● **EXERCISE DATA**:
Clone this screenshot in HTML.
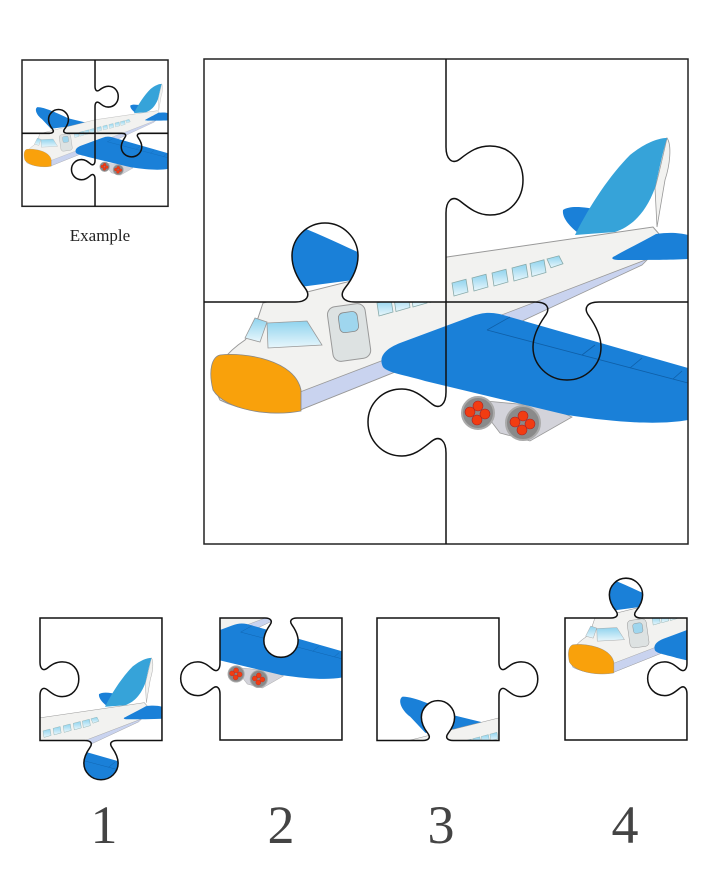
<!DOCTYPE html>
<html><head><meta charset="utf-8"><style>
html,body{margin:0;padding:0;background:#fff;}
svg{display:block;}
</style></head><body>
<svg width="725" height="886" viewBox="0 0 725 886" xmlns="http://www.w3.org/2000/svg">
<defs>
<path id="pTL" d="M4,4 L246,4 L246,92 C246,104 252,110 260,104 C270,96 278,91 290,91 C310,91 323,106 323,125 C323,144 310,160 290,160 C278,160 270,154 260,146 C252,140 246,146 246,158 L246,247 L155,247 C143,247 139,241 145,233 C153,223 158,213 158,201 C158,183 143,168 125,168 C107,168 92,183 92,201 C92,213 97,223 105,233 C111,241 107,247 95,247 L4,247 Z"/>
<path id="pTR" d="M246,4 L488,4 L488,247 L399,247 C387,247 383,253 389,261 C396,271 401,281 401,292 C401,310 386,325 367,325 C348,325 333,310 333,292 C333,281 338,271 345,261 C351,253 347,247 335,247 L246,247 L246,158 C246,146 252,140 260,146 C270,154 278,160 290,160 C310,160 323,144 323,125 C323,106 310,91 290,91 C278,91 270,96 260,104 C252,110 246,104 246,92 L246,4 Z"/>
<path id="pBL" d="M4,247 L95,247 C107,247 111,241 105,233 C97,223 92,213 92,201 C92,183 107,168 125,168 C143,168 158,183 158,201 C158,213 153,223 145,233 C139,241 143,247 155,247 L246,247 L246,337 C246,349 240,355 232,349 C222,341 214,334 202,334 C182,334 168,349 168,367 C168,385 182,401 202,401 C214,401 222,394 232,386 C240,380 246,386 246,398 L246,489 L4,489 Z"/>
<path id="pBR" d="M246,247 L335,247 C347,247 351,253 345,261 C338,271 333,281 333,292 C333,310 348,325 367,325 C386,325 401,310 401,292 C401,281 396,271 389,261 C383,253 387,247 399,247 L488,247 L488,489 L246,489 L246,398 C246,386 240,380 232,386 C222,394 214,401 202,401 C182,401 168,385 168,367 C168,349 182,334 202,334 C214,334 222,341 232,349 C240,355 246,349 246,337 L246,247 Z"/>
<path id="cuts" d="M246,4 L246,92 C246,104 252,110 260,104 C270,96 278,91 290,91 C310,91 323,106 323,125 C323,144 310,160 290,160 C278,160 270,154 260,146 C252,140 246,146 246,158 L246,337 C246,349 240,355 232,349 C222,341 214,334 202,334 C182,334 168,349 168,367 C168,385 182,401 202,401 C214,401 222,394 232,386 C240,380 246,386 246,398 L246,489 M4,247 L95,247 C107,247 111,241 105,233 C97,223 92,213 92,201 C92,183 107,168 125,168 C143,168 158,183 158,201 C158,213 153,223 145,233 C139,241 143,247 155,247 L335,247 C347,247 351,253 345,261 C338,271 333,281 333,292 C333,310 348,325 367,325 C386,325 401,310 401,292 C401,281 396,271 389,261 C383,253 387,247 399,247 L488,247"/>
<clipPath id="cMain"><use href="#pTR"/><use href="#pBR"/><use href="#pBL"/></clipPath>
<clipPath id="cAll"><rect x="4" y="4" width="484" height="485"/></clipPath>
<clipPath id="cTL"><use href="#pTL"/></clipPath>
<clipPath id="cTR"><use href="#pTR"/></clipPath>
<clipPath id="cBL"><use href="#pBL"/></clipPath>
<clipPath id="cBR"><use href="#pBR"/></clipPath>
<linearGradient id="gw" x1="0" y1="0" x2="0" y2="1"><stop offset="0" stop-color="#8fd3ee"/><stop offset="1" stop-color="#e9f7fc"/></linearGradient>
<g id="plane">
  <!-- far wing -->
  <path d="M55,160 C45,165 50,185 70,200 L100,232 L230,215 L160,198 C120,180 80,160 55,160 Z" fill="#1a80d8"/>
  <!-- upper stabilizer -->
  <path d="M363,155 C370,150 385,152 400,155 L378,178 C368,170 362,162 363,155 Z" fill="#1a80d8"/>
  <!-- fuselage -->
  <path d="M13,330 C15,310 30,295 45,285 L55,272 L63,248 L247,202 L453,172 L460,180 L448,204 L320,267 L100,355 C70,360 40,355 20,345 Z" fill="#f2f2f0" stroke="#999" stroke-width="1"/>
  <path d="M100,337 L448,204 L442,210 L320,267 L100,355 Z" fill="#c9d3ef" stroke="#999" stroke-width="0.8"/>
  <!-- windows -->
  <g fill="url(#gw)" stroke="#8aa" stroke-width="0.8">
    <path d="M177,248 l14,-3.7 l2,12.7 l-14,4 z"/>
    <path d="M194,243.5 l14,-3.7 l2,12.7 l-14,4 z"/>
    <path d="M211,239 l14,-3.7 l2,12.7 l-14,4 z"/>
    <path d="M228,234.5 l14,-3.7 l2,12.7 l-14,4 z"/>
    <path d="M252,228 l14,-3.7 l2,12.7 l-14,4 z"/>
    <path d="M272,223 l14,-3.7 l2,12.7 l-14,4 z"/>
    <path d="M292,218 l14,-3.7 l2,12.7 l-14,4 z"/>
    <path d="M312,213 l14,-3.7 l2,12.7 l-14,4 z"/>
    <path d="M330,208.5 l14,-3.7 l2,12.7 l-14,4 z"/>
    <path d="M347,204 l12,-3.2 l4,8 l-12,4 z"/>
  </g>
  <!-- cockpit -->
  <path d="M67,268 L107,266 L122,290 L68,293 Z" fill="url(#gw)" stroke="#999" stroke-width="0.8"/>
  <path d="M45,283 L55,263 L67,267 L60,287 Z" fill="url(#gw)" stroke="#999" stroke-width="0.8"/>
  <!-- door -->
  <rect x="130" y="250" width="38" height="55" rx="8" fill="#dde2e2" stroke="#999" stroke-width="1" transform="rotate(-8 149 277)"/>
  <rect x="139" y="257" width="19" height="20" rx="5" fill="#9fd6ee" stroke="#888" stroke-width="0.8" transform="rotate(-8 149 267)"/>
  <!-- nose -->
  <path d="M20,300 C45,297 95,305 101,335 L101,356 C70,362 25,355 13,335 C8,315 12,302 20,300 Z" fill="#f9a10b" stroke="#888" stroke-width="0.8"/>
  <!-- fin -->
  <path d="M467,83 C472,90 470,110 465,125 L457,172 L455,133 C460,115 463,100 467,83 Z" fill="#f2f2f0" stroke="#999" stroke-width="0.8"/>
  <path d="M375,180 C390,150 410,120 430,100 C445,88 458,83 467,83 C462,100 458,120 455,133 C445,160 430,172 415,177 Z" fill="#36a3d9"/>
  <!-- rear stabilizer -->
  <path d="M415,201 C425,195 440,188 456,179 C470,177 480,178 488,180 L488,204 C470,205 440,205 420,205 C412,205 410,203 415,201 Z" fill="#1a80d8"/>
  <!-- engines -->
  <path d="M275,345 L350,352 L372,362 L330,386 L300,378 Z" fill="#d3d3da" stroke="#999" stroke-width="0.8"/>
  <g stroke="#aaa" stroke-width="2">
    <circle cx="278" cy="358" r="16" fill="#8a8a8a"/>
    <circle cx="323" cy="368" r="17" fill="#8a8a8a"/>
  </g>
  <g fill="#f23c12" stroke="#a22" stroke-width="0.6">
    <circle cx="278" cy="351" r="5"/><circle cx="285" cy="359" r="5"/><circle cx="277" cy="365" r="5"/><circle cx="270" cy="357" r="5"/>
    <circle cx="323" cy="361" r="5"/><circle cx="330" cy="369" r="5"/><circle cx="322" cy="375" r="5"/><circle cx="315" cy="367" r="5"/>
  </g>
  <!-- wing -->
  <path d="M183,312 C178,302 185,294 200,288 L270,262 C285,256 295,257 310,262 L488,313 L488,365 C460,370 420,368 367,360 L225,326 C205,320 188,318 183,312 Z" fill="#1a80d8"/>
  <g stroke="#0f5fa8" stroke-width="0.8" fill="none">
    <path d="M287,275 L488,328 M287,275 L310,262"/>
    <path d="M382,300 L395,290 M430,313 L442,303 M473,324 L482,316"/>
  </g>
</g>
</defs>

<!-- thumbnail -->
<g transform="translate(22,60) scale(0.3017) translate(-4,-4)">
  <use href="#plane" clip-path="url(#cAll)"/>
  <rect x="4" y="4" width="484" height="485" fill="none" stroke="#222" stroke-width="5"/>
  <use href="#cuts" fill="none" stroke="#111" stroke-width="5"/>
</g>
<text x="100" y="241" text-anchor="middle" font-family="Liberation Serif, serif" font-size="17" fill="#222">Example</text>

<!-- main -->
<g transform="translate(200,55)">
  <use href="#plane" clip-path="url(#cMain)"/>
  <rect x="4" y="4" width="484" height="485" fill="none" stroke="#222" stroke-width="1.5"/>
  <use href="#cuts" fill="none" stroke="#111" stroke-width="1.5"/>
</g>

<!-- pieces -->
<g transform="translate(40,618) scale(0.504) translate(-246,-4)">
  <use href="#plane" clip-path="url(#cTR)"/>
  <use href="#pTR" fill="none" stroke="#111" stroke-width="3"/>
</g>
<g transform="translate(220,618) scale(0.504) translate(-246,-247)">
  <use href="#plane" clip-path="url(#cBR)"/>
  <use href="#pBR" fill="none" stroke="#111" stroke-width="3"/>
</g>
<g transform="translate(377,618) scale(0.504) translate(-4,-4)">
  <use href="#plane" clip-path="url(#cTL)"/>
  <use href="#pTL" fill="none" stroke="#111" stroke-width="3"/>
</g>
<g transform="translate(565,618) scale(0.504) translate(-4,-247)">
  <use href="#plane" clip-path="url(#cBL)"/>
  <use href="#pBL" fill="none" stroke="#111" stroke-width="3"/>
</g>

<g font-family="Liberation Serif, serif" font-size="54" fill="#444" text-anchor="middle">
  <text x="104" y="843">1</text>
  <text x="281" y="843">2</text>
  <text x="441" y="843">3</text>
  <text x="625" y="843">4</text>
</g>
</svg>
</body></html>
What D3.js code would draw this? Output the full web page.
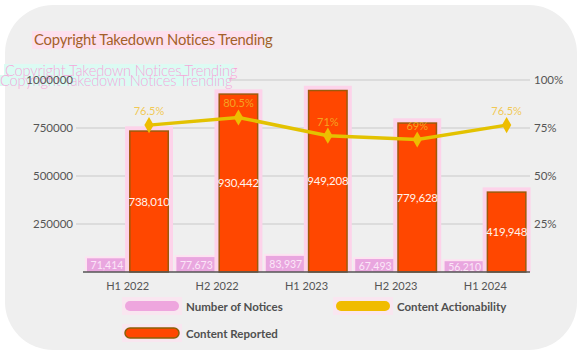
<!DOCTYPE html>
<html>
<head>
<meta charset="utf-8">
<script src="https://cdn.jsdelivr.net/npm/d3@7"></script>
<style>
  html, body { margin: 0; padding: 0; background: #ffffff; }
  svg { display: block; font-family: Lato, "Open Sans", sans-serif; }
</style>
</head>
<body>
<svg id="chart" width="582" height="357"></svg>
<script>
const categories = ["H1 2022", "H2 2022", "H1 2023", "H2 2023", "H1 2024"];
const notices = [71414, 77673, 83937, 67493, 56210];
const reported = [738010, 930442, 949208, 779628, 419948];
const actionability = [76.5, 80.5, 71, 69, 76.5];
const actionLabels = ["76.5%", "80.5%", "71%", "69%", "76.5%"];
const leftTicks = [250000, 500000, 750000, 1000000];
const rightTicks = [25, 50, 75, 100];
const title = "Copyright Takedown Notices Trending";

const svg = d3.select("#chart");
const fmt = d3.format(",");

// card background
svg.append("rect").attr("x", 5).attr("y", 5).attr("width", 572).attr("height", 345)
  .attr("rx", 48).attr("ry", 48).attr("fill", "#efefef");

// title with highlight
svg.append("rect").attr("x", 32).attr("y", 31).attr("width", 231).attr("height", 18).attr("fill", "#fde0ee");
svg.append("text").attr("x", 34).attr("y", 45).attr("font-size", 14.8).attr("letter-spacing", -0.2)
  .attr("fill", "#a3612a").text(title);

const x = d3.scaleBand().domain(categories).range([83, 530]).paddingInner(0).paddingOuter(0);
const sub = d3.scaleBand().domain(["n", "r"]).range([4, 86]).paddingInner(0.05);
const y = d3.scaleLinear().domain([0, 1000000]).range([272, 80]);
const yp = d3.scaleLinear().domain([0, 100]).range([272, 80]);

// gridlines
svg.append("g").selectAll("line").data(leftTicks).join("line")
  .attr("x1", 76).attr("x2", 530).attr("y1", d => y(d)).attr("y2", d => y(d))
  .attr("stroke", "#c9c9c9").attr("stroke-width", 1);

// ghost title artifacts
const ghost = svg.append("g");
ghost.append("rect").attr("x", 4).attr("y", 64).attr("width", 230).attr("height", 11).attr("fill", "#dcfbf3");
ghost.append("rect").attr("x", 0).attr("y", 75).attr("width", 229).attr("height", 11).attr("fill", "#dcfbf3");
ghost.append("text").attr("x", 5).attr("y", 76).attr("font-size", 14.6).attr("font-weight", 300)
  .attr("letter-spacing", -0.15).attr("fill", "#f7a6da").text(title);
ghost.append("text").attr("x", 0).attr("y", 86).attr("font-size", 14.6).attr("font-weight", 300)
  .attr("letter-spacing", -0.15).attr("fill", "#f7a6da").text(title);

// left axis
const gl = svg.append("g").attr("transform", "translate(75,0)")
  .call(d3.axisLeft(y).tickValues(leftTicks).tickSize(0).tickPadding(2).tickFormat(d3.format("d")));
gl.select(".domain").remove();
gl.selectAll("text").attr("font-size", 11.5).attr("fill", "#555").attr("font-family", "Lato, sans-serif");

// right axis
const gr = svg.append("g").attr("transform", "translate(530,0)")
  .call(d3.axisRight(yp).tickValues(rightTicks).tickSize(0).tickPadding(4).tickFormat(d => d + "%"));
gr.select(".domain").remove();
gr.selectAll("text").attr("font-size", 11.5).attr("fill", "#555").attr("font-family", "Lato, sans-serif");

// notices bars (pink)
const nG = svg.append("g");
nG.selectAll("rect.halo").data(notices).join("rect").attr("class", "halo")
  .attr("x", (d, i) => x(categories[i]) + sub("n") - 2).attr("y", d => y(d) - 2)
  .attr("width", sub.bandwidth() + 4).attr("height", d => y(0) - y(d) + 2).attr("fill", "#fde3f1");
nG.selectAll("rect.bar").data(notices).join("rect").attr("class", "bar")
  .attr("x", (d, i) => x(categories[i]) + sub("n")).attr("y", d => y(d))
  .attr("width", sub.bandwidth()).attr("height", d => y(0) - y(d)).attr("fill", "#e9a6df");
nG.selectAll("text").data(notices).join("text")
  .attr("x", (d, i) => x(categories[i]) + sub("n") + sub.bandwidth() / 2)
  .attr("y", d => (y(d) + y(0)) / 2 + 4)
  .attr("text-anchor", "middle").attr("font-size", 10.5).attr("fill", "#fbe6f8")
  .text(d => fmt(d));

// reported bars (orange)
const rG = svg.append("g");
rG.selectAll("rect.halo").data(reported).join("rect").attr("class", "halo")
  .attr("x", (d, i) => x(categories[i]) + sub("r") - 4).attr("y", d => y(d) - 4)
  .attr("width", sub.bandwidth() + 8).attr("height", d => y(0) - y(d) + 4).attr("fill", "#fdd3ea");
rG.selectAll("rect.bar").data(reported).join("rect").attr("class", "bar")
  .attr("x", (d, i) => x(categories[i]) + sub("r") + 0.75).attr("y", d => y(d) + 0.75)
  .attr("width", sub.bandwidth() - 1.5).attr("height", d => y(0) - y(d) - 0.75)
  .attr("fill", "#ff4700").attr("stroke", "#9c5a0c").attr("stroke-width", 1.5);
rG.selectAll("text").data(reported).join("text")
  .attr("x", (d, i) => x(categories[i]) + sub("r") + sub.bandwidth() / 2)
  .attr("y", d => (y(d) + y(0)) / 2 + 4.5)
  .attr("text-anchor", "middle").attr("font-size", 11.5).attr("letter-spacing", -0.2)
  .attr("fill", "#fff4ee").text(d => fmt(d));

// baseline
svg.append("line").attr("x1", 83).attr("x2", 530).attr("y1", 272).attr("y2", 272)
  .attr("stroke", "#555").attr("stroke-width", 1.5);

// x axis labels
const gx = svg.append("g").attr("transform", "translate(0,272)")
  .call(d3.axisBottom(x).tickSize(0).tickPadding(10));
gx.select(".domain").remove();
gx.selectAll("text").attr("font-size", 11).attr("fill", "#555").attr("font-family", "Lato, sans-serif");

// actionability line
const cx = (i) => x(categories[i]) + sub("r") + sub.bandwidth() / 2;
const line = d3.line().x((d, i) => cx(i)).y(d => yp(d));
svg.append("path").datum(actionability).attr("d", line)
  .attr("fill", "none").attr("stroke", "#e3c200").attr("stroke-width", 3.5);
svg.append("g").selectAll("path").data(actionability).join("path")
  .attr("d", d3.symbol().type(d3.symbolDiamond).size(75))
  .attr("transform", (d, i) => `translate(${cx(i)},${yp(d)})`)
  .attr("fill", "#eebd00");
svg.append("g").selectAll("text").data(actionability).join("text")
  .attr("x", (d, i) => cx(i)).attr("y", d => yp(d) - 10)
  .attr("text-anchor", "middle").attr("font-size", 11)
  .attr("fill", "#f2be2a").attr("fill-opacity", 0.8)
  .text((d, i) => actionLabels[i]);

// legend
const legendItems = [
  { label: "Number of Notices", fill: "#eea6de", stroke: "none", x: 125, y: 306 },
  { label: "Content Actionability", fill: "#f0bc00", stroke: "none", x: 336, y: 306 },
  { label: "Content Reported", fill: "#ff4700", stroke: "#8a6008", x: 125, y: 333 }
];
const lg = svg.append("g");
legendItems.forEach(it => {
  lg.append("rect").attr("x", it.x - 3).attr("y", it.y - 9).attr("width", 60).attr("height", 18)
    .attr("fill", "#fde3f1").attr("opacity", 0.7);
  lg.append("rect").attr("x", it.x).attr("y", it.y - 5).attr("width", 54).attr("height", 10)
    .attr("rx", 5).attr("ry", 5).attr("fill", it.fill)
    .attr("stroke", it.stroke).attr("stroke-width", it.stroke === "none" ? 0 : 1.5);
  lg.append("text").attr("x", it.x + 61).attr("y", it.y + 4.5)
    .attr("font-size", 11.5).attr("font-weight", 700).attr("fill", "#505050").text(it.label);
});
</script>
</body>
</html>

● **GOAL**: Locate the word "this" in the data above. Copy every line carrying it.

● **RESPONSE TO THE EXERCISE**:
Clone this screenshot in HTML.
What D3.js code would draw this? Output the full web page.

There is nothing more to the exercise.